China's stock market slid nearly 5 percent on Thursday, breaking major chart support, as a plunge in Hong Kong unsettled investors who were already jittery about monetary policy and a flood of new share offers.
The benchmark index's drop left it down 13 percent from its record high in mid-October, reinforcing a sense that China's spectacular bull market in stocks - which boosted the index fivefold since the start of 2006 - had ended for the time being.
"The China story may well be drawing to an end," UBS said in a report. The Shanghai Composite Index sank 4.85 percent, its largest daily drop since early July, to close at 5,330.023 points, its lowest level since late September. It finished less than two points off its intra-day low.
The index broke technical support at October's intra-day low of 5,462 points. This triggered a bearish right triangle formed by that level and the October and November peaks, a classic sign of the end of an uptrend. The pattern points down to the 5,000-point area.
Losing Shanghai stocks swamped gainers by 773 to 73. Turnover in Shanghai A shares was a very small 83.0 billion yuan ($11.2 billion), near a 15-week low, suggesting many investors had stopped trading because of gloom about the short-term outlook.

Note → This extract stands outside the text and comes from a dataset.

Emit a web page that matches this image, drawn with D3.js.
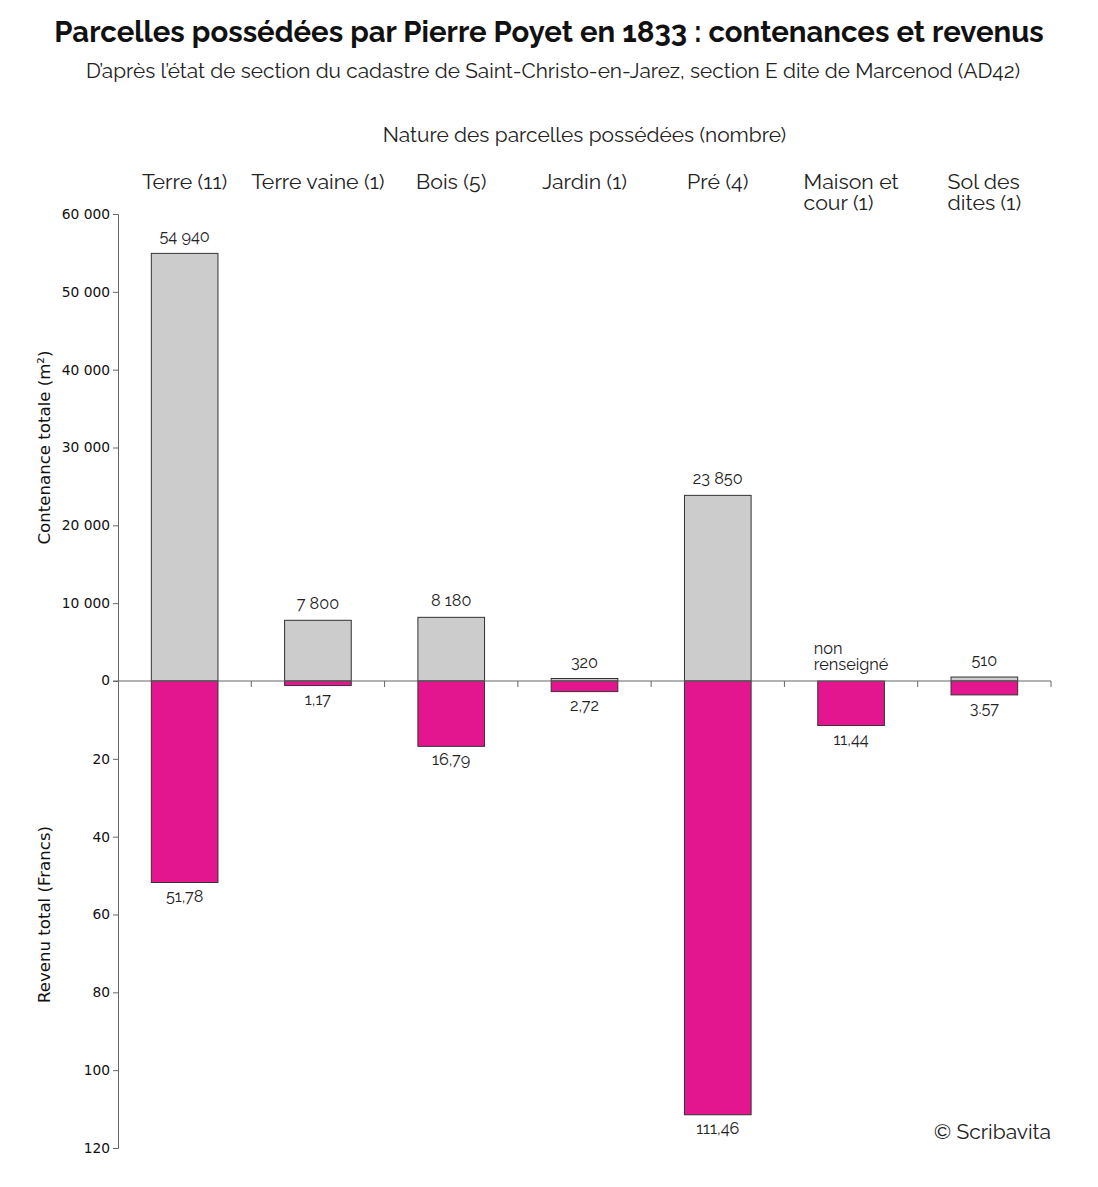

The index remains 99 percent higher than it was at the start of this year, and fund managers generally do not expect a crash. The market has suffered big dips before - it fell 21 percent over several days in May and June, before resuming its rise.
Corporate profits are still growing strongly - Bank of Communications predicted this week that banking industry profits would rise about 50 percent next year. Authorities are expected to intervene if necessary to prevent any collapse that could damage their efforts to develop an active stock market.
A heavy supply of fresh equity and authorities' efforts to slow fund flows into the market are dampening stocks, and a jump in bill yields this week pointed to tighter monetary policy.
Blue chips tumbled across sectors on Thursday. China Life, the biggest insurance company, plunged 6.50 percent to 61.23 yuan. Oil giant PetroChina, which soared in its debut on Monday, dropped 5.54 percent to 38.19 yuan, hitting its lowest level since the listing.
Aerospace Communications plunged its 10 percent daily limit to 23.18 yuan after saying a former chairman was being investigated for alleged false reporting of financial statements. Among the few gainers, Beijing Jingneng Thermal Power rose 1.32 percent to 15.40 yuan after Reuters reported that China Life was in advanced stages of talks to buy a major stake in Beijing Energy Investment Holding, which controls Beijing Jingneng.